The researchers found evidence for positive selection of mutations in immune-related genes during and after the Black Death.

They identified 245 variants that were "highly differentiated" when comparing pre and post-Black Death samples from London - four of which were replicated in the Danish cohort.

These were selected for at a speed and intensity never observed before in human
genomes.

Individuals who carried some or all probably had immune defenses that responded efficiently to Y. pestis, and, as a result, had much better odds of surviving infections.

Barreiro said: "They are associated with protection from Y. pestis and overlap with mutations associated with increased susceptibility to autoimmune diseases.

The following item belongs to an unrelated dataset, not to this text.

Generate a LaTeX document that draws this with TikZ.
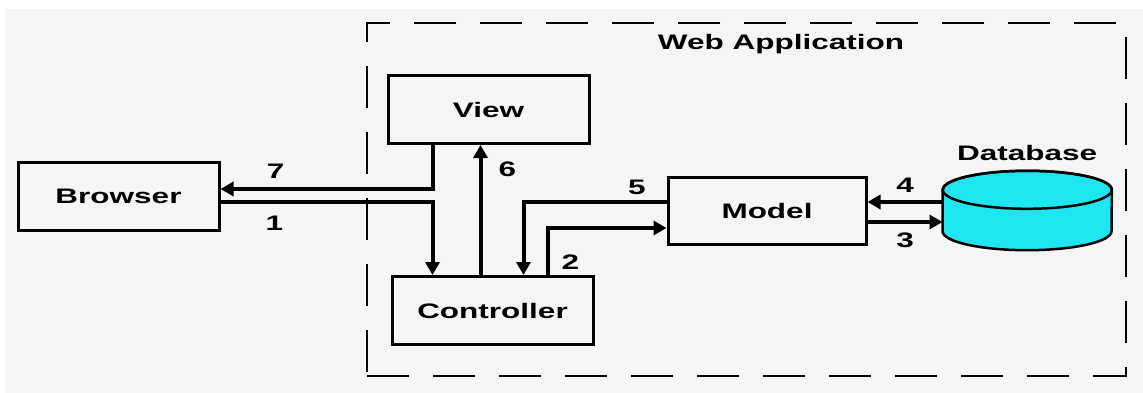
\documentclass[tikz,border=0pt]{standalone}
\usepackage{fontspec}
\setmainfont{Liberation Sans}[FakeStretch=1.5]
\usetikzlibrary{positioning,arrows.meta}
\definecolor{pagegray}{RGB}{245,245,245}
\definecolor{dbcyan}{RGB}{30,230,240}

\begin{document}
\begin{tikzpicture}[x=1pt, y=1pt,
  every node/.style={font=\bfseries\fontsize{21}{21}\selectfont},
  box/.style={draw, line width=3pt, minimum width=201pt, minimum height=68pt, inner sep=0pt},
  flow/.style={line width=4pt, -{Triangle[length=13pt,width=14pt]}},
  num/.style={inner sep=0pt}]
\useasboundingbox (0,0) rectangle (1143,-393);
\fill[pagegray] (5,-9) rectangle (1143,-393);
\node[draw, dash pattern=on 42pt off 24pt, line width=2.5pt, minimum width=759pt, minimum height=353pt, inner sep=0pt] (webapp) at (746.5,-199.5) {};
\node (apptitle) at ([xshift=34.5pt, yshift=-22pt]webapp.north) {Web Application};
\node[box] (browser) at (118.5,-196) {Browser};
\node[box, right=166pt of browser, yshift=86.5pt] (view) {View};
\node[box, below=130pt of view, xshift=4pt] (controller) {Controller};
\node[box, right=72pt of controller, yshift=100pt, minimum width=198pt, minimum height=67pt] (model) {Model};
\node[inner sep=0pt, minimum width=169pt, minimum height=41pt, right=75pt of model] (db) {};
\node[above=29pt of db, inner sep=0pt] (dbtitle) {Database};
% database cylinder
\draw[line width=2.5pt, fill=dbcyan] (db.north west) -- (db.south west)
  arc[start angle=180, end angle=360, x radius=84.5pt, y radius=19pt] -- (db.north east)
  arc[start angle=0, end angle=180, x radius=84.5pt, y radius=19pt] -- cycle;
\draw[line width=2.5pt] (db.north) ellipse[x radius=84.5pt, y radius=19pt];
\coordinate (c6) at ([xshift=90pt]controller.north west);
\coordinate (d4) at ([yshift=8.5pt]db.west);
\coordinate (m3) at ([yshift=-11.5pt]model.east);
\draw[flow] ([xshift=46pt]view.south west) |- ([yshift=7pt]browser.east) node[num, pos=0.87, yshift=18pt] {7};
\draw[flow] ([yshift=-6pt]browser.east) -| ([xshift=42pt]controller.north west) node[num, pos=0.127, yshift=-21pt] {1};
\draw[flow] (c6) -- (c6 |- view.south) node[num, pos=0.815, xshift=27pt] {6};
\draw[flow] ([yshift=8.5pt]model.west) -| ([xshift=133pt]controller.north west) node[num, pos=0.104, yshift=15pt] {5};
\draw[flow] ([xshift=157pt]controller.north west) |- ([yshift=-17.5pt]model.west) node[num, pos=0.135, xshift=23pt] {2};
\draw[flow] (d4) -- (d4 -| model.east) node[num, midway, yshift=17pt] {4};
\draw[flow] (m3) -- (m3 -| db.west) node[num, midway, yshift=-18pt] {3};
\end{tikzpicture}
\end{document}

"It highlights the role past pandemics may have had in shaping present-day disease risk."

The Black Death remains the single greatest human mortality event in recorded history, wiping out communities in some of the most densely populated areas.

Those with two identical copies of ERAP2 survived the pandemic at a much higher rate than peers with the opposing set. They neutralized Y. pestisby immune cells.

Europeans living at the time were initially very vulnerable because they had had no recent exposure to Yersinia pestis.

As waves of the pandemic occurred again and again over the following centuries, mortality rates decreased.

Poinar added: "Understanding the dynamics that have shaped the human immune system is key to understanding how past pandemics, like the plague, contribute to our susceptibility to disease in modern times."

The study, published in the journal Nature, is the result of seven years of work that took an unprecedented look at the immune genes of victims of the Black Death.